People around the world are reviewing the events of last year, particularly reported by the media. How about reviewing events reported over 100 years ago? The British Library has made available, through subscription, millions of digitally scanned pages of British newspapers. Nostalgic seekers can peruse articles on women’s football, political rallies, the abolition of slavery, and that newfangled utility called electricity. Contemporary gurus (everybody) can now find lessons learned from many years past.
Another review of years past reveals the United Kingdom’s long presence in Yemen, which has just been reduced again with a closing of their embassy due to Al-Qaida threats. Bloody conflict in Yemen involving British armed forces is nothing new, from the Royal Marines taking the city of Aden in 1839, to fending off hundreds of guerrilla attacks in the 1960′s. The British, whether they like it or not, are now part of the Arabia’s long religious and violent history, replete with Roman colonies, Sabaean temples, and the birth place of Islam.
The Dead Sea Scroll’s tour to Canada is about to end, but the Jordanian government wants the ancient documents to remain in situ and not returned to the State of Israel. Jordan lays claim to the texts, arguing that the scrolls were found in Jordanian terratory. Israel, on the other hand, argues that the modern state of Jordan and the Jordanian people have no historical connection to the scrolls, given that they were produced by a 1st century Jewish group known as the Essenes.
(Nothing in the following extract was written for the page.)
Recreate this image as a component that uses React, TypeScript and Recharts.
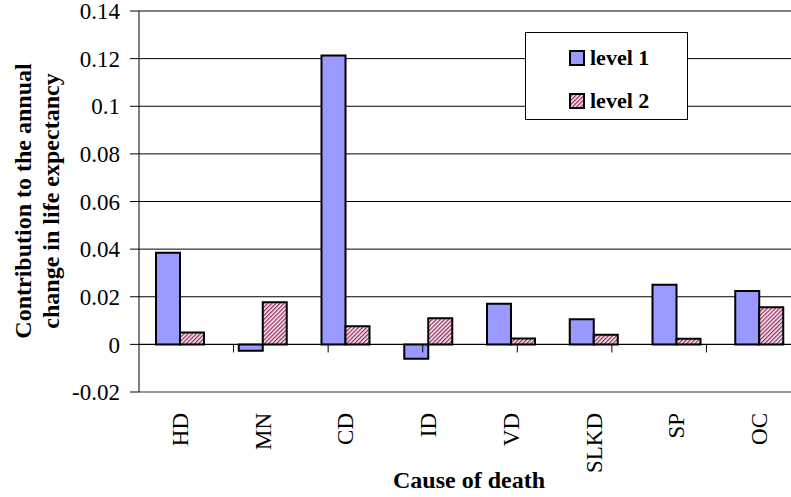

The Canadian government has announced that it will not be an arbiter in the matter, hence allowing Israel to return the texts to the famous Shrine of the Book near Jerusalem.
Christmas Day, again?
How many Christmas days are there? At least two in the largest Christian groups in the world. Western Christians, the Roman Catholic Church in particular, celebrates Christmas Day on December 25, while many Eastern Orthodox Christians celebrate Jesus’ nativity a whole thirteen days later, January 7. The disprepancy originates from the use of different calendars, each named after their founding father: in the east, Julian after Julius Caesar, and in the west Gregorian after Pope Gregory XIII.
On January 6 Christians around the world celebrate the holy day of Epiphany which recounts the finding of the infant Jesus by the wise men from the east. Who were the wise men? In all probability they were Babylonian or Persian pagan astrologers called magi, or what we might call today magicians. These ancient astrologers would have searched the heavens for important portents, special signs for future events. Not Jews? What better way to show that Jesus is for all people than to have non-Jews come to adore him.